The core mathematical property is as follows: the distributed masking ensures that the combined random variables observable to any adversarial coalition lie in a high-dimensional subset where honest inputs are statistically indistinguishable, except for their aggregate sum. Consequently, adversaries cannot infer individual data, even with unlimited computational resources (Gupta et al., 2018).

4. Extensions: Additive Functions, Vector Data, and Generalization of CPPDD

CPPDD mechanisms generalize readily:

Additively separable functions: Agents may apply arbitrary function $f(x_i)$ locally, then mask $\tilde{y}_i = f(x_i) + a_i$ and run consensus on $\{\tilde{y}_i\}$ . The protocol reveals only the aggregate $\sum_i f(x_i)$ (Gupta et al., 2018).
Vector and high-dimensional data: Pairwise random vectors are exchanged and aggregated, and privacy/correctness arguments apply coordinate-wise, provided statistical independence of masks (Gupta et al., 2018).
Data Distribution: By encoding dataset indicators or histograms as input vectors, CPPDD enables privacy-preserving distribution and aggregation of complex statistics.

5. Correctness, Overhead, and Scalability

CPPDD achieves exact consensus: agents recover the aggregate or average with zero error, in contrast to differential privacy-based mechanisms which inherently trade-off accuracy for privacy (Gupta et al., 2018). The masking phase requires one round of neighbor exchange per edge for random field elements, with total communication overhead scaling linearly with network size/type. The consensus phase's overhead matches the chosen routine, ensuring practical deployment over large, sparse networks.

Because the protocol applies masking only once before consensus, scalability with respect to computation, communication, and memory is maintained, and the method supports integration with any scalable consensus algorithm (Gupta et al., 2018).

6. Comparative Analysis and Trade-offs

CPPDD mechanisms offer statistical (information-theoretic) privacy without degrading result accuracy, assuming sufficient graph connectivity. In differential privacy schemes, accuracy is sacrificed due to additive noise, whereas CPPDD ensures perfect accuracy at the cost of stricter topological requirements.

Scalability is achieved as the masking routine is a local operation and consensus is run over masked values. The overhead is proportional to the number of edges and agents, and practical for large, sparse graphs. The trade-off is strict: privacy is lost if network connectivity drops below threshold (colluders form a vertex cut), but within the guarantees, privacy is unconditional (Gupta et al., 2018).

7. Generality and Applicability Across Distributed Systems

CPPDD frameworks underpin secure aggregation and distribution in sensor networks, federated analytics, distributed optimization, secure voting, and collaborative learning scenarios. The abstraction of privacy via anonymous masking coupled with consensus allows deployment in diverse application environments without the need for trusted third parties or external aggregators.

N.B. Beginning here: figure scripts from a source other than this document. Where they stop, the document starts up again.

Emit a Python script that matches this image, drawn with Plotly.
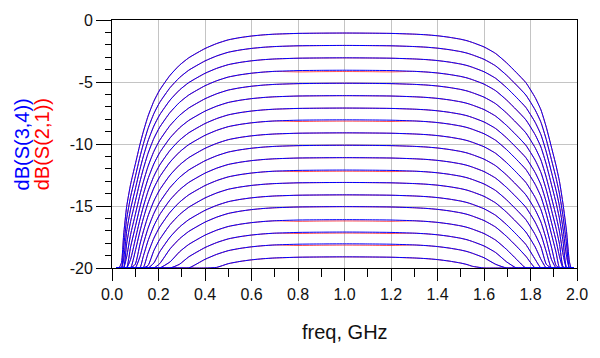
import numpy as np
import plotly.graph_objects as go

# Frequency points (GHz) and roll-off relative to the in-band level (dB)
freq_ghz = [0.020, 0.030, 0.041, 0.050, 0.063, 0.080, 0.100, 0.120, 0.134, 0.155, 0.180, 0.205,
            0.250, 0.290, 0.330, 0.400, 0.450, 0.500, 0.550, 0.600, 0.650, 0.700, 0.800, 0.900,
            1.000, 1.100, 1.200, 1.300, 1.350, 1.400, 1.450, 1.500, 1.527, 1.550, 1.600, 1.650,
            1.697, 1.740, 1.780, 1.820, 1.845, 1.868, 1.890, 1.910, 1.925, 1.940, 1.955, 1.967,
            1.975, 1.985]
rolloff_db = [24.0, 21.0, 18.5, 16.3, 14.0, 12.2, 10.6, 9.0, 8.0, 6.7, 5.5, 4.6,
              3.4, 2.6, 2.0, 1.25, 0.85, 0.55, 0.37, 0.24, 0.15, 0.09, 0.03, 0.01,
              0.0, 0.01, 0.03, 0.09, 0.14, 0.22, 0.34, 0.50, 0.62, 0.76, 1.12, 1.65,
              2.40, 3.20, 4.00, 5.20, 6.20, 7.60, 9.20, 10.7, 12.0, 13.8, 16.0, 18.4,
              20.3, 23.5]

# In-band levels of each attenuation state (dB)
s34_levels = [-1.05, -2.05, -3.05, -4.05, -5.1, -6.1, -7.1, -8.05, -9.1, -10.1,
              -11.1, -12.1, -13.1, -14.1, -15.05, -16.1, -17.1, -18.05, -19.1]
s21_levels = [-1.055, -2.055, -3.055, -4.055, -5.105, -6.105, -7.105, -8.055, -9.105, -10.105,
              -11.105, -12.105, -13.105, -14.105, -15.055, -16.105, -17.105, -18.055, -19.105]
# Extra mid-band deviation of S(2,1) (0.8-1.2 GHz), where red shows beside blue
s21_mid_dev = [0, 0, 0, -0.1, 0, 0, 0, -0.1, 0, 0, 0, -0.09, 0, 0, 0, -0.1, -0.08, -0.1, 0]

y_min, y_max = -20, 0
f = np.array(freq_ghz)
loss = np.array(rolloff_db)
mid = ((f >= 0.79) & (f <= 1.21)).astype(float)

fig = go.Figure()
for lvl, dev in zip(s21_levels, s21_mid_dev):
    y = np.maximum(lvl - loss + dev * mid, y_min)
    fig.add_trace(go.Scatter(x=f, y=y, mode="lines", line=dict(color="#ff0000", width=0.7, shape="spline", smoothing=0.5),
                             showlegend=False, hoverinfo="skip"))
for lvl in s34_levels:
    y = np.maximum(lvl - loss, y_min)
    fig.add_trace(go.Scatter(x=f, y=y, mode="lines", line=dict(color="#0000ff", width=1, shape="spline", smoothing=0.5),
                             showlegend=False, hoverinfo="skip"))

x_ticks = [0.0, 0.2, 0.4, 0.6, 0.8, 1.0, 1.2, 1.4, 1.6, 1.8, 2.0]
x_labels = ["0.0", "0.2", "0.4", "0.6", "0.8", "1.0", "1.2", "1.4", "1.6", "1.8", "2.0"]
y_ticks = [0, -5, -10, -15, -20]
y_labels = ["0", "-5", "-10", "-15", "-20"]

font = "Liberation Sans, Arial, sans-serif"
fig.update_layout(
    width=600, height=358,
    margin=dict(l=112, r=18, t=16, b=90),
    paper_bgcolor="white", plot_bgcolor="white",
    font=dict(family=font, size=16, color="#111111"),
    xaxis=dict(range=[0, 2.0], tickvals=x_ticks, ticktext=x_labels, ticks="outside", ticklen=12,
               tickcolor="black", showline=True, linecolor="black", linewidth=1, mirror=True,
               showgrid=True, gridcolor="#c4c4c4", gridwidth=1, zeroline=False, layer="below traces",
               minor=dict(dtick=0.1, ticks="outside", ticklen=8, tickcolor="black", showgrid=False)),
    yaxis=dict(range=[y_min, y_max], tickvals=y_ticks, ticktext=y_labels, ticks="outside", ticklen=15,
               tickcolor="black", showline=True, linecolor="black", linewidth=1, mirror=True,
               showgrid=True, gridcolor="#c4c4c4", gridwidth=1, zeroline=False, layer="below traces",
               minor=dict(dtick=1, ticks="outside", ticklen=6, tickcolor="black", showgrid=False)),
    annotations=[
        dict(text="freq, GHz", x=0.5, y=-0.258, xref="paper", yref="paper", xanchor="center", yanchor="middle",
             showarrow=False, font=dict(family=font, size=20, color="#111111")),
        dict(text="dB(S(3,4))", x=(21.5 - 112) / 470, y=0.5, xref="paper", yref="paper", xanchor="center",
             yanchor="middle", textangle=-90, showarrow=False, font=dict(family=font, size=20, color="#0000ff")),
        dict(text="dB(S(2,1))", x=(41.5 - 112) / 470, y=0.5, xref="paper", yref="paper", xanchor="center",
             yanchor="middle", textangle=-90, showarrow=False, font=dict(family=font, size=20, color="#ff0000")),
    ],
)
fig.write_html("out.html")
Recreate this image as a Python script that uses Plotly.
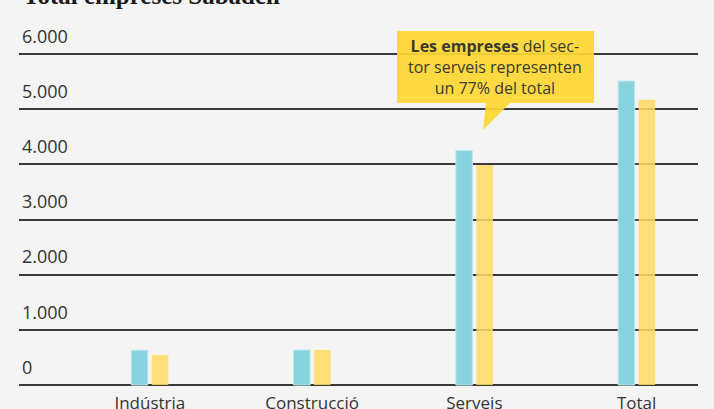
import plotly.graph_objects as go

categories = ["Indústria", "Construcció", "Serveis", "Total"]
series_a = [630, 635, 4250, 5510]   # blue series
series_b = [545, 635, 3990, 5170]   # yellow series
y_ticks = [0, 1000, 2000, 3000, 4000, 5000, 6000]
y_tick_labels = ["0", "1.000", "2.000", "3.000", "4.000", "5.000", "6.000"]

W, H = 714, 409
L, R, T, B = 19, 16, 52, 22
pw, ph = W - L - R, H - T - B

def px(x):
    return (x - L) / pw

def py(y):
    return (H - B - y) / ph

fig = go.Figure()
fig.add_trace(go.Bar(x=categories, y=series_a, marker=dict(color="#86D3DE", line=dict(color="#BFE7EE", width=1)),
                     showlegend=False, hoverinfo="skip"))
fig.add_trace(go.Bar(x=categories, y=series_b, marker=dict(color="rgba(255,217,95,0.85)", line=dict(width=0)),
                     showlegend=False, hoverinfo="skip"))

# callout box with pointer
x0, x1, y0, y1 = 397, 594, 31, 103
path = (f"M {px(x0)},{py(y0)} L {px(x1)},{py(y0)} L {px(x1)},{py(y1)} "
        f"L {px(510)},{py(y1)} L {px(483)},{py(130)} L {px(486)},{py(y1)} "
        f"L {px(x0)},{py(y1)} Z")
fig.add_shape(type="path", xref="paper", yref="paper", path=path,
              fillcolor="rgba(255,214,51,0.93)", line=dict(width=0), layer="above")
fig.add_annotation(xref="paper", yref="paper", x=px(495.5), y=py(67), xanchor="center", yanchor="middle",
                   showarrow=False, align="center",
                   text="<b>Les empreses</b> del sec-<br>tor serveis representen<br>un 77% del total",
                   font=dict(family="Open Sans", size=16, color="#3a3a30"))

# title (cut off at top)
fig.add_annotation(xref="paper", yref="paper", x=px(21), y=py(11), xanchor="left", yanchor="bottom",
                   showarrow=False, text="<b>Total empreses Sabadell</b>",
                   font=dict(family="Liberation Serif", size=25, color="#1a1a1a"))

fig.update_layout(
    width=W, height=H,
    margin=dict(l=L, r=R, t=T, b=B, pad=0, autoexpand=False),
    paper_bgcolor="#F4F4F4", plot_bgcolor="#F4F4F4",
    barmode="group", bargap=0.747, bargroupgap=0.195,
    xaxis=dict(type="category", range=[-0.806, 3.378], showgrid=False, zeroline=False, showline=False,
               ticks="", ticklabelstandoff=4, automargin=False,
               tickfont=dict(family="Open Sans", size=17, color="#333333"), fixedrange=True),
    yaxis=dict(range=[-36, 6036], tickvals=y_ticks, ticktext=y_tick_labels, showgrid=True,
               gridcolor="#3a3a3a", gridwidth=1.5, zeroline=False, showline=False, ticks="",
               ticklabelposition="inside top", ticklabeloverflow="allow", ticklabelshift=-5,
               automargin=False,
               tickfont=dict(family="Open Sans", size=18, color="#333333"), fixedrange=True),
)

fig.write_html("out.html", config={"displayModeBar": False},
               post_script="document.body.style.margin='0';document.body.style.overflow='hidden';")
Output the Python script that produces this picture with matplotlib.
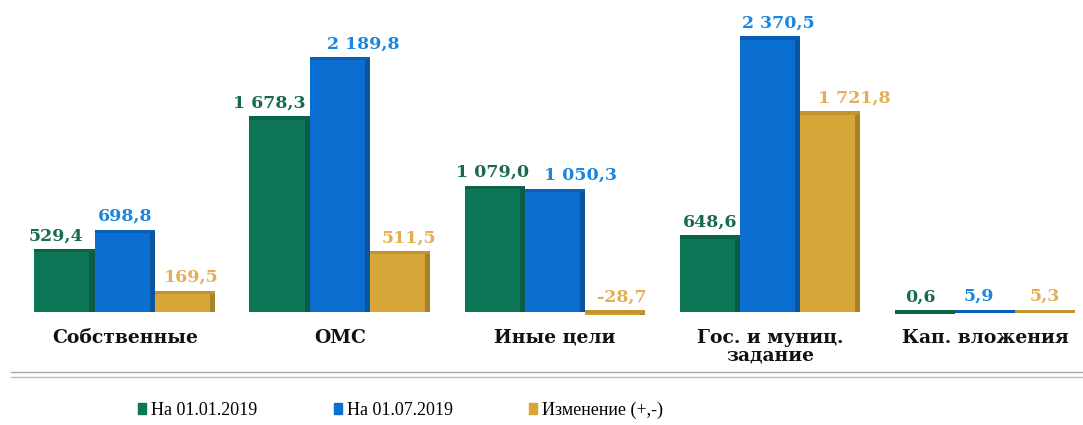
import numpy as np
from matplotlib import pyplot as plt
from matplotlib.lines import Line2D
from matplotlib.patches import Patch

categories = ['Собственные', 'ОМС', 'Иные цели', 'Гос. и муниц.\nзадание', 'Кап. вложения']
series_names = ['На 01.01.2019', 'На 01.07.2019', 'Изменение (+,-)']
jan_values = [529.4, 1678.3, 1079.0, 648.6, 0.6]
jul_values = [698.8, 2189.8, 1050.3, 2370.5, 5.9]
change_values = [169.5, 511.5, -28.7, 1721.8, 5.3]
jan_labels = ['529,4', '1 678,3', '1 079,0', '648,6', '0,6']
jul_labels = ['698,8', '2 189,8', '1 050,3', '2 370,5', '5,9']
change_labels = ['169,5', '511,5', '-28,7', '1 721,8', '5,3']

bar_colors = ['#0d7656', '#0b6fd2', '#d6a638']
side_colors = ['#0a5c43', '#0a559e', '#a8822a']
top_colors = ['#0a6449', '#0a5fb4', '#c29430']
text_colors = ['#17694f', '#1a86e0', '#e3ad55']

plt.rcParams['font.family'] = ['Liberation Serif', 'DejaVu Serif']

fig = plt.figure(figsize=(10.83, 4.25), dpi=100)
ax = fig.add_axes([0.0, 0.2235, 1.0, 0.7765])

x = np.arange(len(categories))
width = 0.28
offsets = [-width, 0.0, width]
all_values = [jan_values, jul_values, change_values]
all_labels = [jan_labels, jul_labels, change_labels]
# label nudges so neighbouring numbers do not collide
label_dx = [[-0.04, -0.05, -0.01, 0.0, -0.02],
            [0.0, 0.11, 0.12, 0.04, -0.03],
            [0.03, 0.04, 0.03, 0.11, 0.0]]

for i in range(3):
    vals = np.array(all_values[i])
    ax.bar(x + offsets[i], vals, width, color=bar_colors[i], zorder=2)
    # thin darker side and top face to imitate the 3d look
    ax.bar(x + offsets[i] + width / 2 - 0.012, vals, 0.024, color=side_colors[i], zorder=3)
    ax.bar(x + offsets[i], 28, width, bottom=np.maximum(vals, 0) - 14,
           color=top_colors[i], zorder=3)
    for j, v in enumerate(vals):
        top = max(v, 0)
        ax.text(x[j] + offsets[i] + label_dx[i][j], top + 130, all_labels[i][j],
                ha='center', va='center', color=text_colors[i],
                fontsize=12.5, fontweight='bold', family='DejaVu Serif')

for j, name in enumerate(categories):
    ax.text(x[j], -145, name, ha='center', va='top', fontsize=13.5,
            fontweight='bold', color='#111111', linespacing=0.95,
            family='DejaVu Serif')

ax.set_xlim(-0.58, 4.456)
ax.set_ylim(-156, 2699)
ax.axis('off')

# floor frame lines
fig.add_artist(Line2D([0.01, 1.0], [0.125, 0.125], color='#aaaaaa', lw=1.0))
fig.add_artist(Line2D([0.01, 1.0], [0.112, 0.112], color='#bbbbbb', lw=1.0))

handles = [Patch(color=c) for c in bar_colors]
fig.legend(handles, series_names, loc='center', bbox_to_anchor=(0.37, 0.035),
           ncol=3, frameon=False, fontsize=13, handlelength=0.45, handleheight=0.55,
           handletextpad=0.3, columnspacing=4.2)

fig.savefig('out.png', dpi=100)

Mechanisms are easily generalizable to sum-consistent gossip, push-sum, event-triggered quantized consensus, and cryptographic (homomorphic encryption, secret-sharing) settings for both average and more general aggregate consensus objectives (Gupta et al., 2018, Liu et al., 2018, Gao et al., 2018, Ruan et al., 2017, Zhang et al., 2021, Zhang et al., 2020).

For a full analysis and construction of the protocol, proofs of privacy, and extensions to arbitrary aggregation, see "Information-Theoretic Privacy in Distributed Average Consensus" (Gupta et al., 2018) and related formalizations in consensus and gossip settings (Liu et al., 2018).